◆ Aim of the exercise ◆
Every line from the first one to the line containing "import matplotlib.transforms as mtransforms" should be echoed exactly; leave out the rest.

◆ Information shown ◆
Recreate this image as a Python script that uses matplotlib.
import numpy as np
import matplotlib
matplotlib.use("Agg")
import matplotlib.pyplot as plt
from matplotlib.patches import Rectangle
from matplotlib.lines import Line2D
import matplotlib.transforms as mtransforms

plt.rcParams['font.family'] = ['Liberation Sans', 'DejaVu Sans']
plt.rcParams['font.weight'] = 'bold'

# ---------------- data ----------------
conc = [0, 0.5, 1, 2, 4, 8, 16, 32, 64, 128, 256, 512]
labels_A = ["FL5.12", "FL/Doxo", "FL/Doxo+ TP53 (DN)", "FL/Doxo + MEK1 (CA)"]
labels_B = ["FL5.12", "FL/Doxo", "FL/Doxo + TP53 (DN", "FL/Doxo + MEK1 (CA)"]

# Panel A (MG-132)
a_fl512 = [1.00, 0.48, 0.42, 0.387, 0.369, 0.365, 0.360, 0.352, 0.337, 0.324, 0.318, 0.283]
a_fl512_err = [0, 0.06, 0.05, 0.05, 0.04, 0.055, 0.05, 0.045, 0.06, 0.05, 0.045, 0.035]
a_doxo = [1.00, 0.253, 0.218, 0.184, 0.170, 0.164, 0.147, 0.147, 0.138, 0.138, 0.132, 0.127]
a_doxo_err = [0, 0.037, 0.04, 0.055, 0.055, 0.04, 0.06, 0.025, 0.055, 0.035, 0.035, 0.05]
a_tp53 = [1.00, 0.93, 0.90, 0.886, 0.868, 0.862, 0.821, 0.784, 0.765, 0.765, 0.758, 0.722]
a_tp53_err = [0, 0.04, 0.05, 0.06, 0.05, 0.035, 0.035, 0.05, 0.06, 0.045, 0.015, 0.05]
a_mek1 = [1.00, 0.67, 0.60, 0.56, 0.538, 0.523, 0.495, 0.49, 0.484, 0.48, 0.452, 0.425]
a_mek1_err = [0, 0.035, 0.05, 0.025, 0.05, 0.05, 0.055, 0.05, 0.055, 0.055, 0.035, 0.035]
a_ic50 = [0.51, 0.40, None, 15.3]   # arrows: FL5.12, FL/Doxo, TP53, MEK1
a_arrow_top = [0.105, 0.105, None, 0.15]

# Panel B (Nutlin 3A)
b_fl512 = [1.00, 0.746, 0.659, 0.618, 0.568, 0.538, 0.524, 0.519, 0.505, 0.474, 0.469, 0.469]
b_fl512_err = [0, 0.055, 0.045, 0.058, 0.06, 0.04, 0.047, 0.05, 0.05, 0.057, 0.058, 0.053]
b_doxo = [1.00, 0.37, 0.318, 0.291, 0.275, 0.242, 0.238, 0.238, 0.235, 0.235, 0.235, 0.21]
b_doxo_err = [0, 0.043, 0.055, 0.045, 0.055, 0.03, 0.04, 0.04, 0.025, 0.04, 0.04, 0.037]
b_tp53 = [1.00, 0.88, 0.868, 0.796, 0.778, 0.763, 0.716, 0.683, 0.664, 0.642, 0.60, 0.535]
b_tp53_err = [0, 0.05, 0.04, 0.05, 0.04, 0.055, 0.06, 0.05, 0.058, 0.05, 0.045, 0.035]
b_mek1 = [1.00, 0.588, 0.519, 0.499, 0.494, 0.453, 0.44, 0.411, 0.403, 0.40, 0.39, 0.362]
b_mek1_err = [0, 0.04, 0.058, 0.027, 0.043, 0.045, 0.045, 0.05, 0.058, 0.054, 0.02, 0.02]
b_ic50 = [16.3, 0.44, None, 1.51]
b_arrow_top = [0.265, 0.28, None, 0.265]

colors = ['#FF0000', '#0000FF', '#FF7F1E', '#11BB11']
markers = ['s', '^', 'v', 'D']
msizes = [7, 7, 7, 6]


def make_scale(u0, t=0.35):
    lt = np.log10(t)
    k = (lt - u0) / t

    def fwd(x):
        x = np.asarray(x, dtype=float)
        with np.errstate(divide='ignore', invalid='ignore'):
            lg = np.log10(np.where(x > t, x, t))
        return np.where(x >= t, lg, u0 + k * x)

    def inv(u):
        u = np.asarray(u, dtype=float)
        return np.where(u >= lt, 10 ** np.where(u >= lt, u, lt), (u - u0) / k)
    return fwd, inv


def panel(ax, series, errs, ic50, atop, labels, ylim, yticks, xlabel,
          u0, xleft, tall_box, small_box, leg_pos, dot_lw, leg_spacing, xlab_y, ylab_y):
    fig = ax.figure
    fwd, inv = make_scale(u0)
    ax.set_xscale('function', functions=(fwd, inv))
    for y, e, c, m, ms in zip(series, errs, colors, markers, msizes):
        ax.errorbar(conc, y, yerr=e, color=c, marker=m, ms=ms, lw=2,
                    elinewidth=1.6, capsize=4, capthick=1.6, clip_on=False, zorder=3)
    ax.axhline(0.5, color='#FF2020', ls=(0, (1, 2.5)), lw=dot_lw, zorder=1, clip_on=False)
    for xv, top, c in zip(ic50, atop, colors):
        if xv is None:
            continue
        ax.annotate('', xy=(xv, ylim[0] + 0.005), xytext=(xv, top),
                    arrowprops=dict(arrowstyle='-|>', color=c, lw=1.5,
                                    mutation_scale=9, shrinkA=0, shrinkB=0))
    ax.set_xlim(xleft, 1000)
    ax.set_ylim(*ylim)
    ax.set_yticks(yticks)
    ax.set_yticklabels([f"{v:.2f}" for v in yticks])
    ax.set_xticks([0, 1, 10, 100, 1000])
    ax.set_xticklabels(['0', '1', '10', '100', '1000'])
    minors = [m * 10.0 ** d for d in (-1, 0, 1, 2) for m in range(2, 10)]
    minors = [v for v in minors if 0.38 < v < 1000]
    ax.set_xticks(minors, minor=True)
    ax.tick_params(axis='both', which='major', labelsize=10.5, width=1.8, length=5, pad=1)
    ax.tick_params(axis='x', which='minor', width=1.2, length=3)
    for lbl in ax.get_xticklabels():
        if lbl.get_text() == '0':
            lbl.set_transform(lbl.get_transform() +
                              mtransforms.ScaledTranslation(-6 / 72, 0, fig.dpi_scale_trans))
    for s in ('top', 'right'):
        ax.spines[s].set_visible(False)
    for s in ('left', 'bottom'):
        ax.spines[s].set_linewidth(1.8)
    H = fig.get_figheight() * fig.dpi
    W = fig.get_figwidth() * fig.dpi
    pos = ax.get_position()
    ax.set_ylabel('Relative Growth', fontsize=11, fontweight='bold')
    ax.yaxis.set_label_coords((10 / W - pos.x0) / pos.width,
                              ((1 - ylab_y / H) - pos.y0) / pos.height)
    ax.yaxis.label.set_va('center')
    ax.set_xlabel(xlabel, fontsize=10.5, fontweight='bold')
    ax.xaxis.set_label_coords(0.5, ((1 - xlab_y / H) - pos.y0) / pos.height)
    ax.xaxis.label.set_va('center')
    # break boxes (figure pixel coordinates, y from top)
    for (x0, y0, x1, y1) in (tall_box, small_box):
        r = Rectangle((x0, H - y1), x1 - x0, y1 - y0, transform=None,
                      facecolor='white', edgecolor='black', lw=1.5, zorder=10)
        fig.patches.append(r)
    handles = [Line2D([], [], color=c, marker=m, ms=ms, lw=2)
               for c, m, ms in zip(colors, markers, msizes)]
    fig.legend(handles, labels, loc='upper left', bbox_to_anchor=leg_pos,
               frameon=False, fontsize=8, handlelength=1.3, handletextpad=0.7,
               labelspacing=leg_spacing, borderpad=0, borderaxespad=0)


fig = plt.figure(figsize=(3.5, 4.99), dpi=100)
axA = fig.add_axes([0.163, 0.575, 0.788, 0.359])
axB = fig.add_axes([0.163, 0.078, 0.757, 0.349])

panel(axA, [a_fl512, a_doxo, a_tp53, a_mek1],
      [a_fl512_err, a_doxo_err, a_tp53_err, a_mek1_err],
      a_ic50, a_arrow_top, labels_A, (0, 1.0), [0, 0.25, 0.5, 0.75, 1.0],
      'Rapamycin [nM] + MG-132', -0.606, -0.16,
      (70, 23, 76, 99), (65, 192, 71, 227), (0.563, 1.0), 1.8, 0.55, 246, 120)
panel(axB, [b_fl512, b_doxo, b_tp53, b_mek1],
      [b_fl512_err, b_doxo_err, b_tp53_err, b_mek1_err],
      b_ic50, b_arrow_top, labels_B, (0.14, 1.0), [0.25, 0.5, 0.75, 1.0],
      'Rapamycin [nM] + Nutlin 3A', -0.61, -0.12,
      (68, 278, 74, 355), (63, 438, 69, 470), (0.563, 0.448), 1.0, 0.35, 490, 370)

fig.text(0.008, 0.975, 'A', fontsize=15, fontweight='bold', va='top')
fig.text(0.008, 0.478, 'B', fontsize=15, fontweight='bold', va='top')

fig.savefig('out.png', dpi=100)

◆ Output ◆
Recreate this image as a Python script that uses matplotlib.
import numpy as np
import matplotlib
matplotlib.use("Agg")
import matplotlib.pyplot as plt
from matplotlib.patches import Rectangle
from matplotlib.lines import Line2D
import matplotlib.transforms as mtransforms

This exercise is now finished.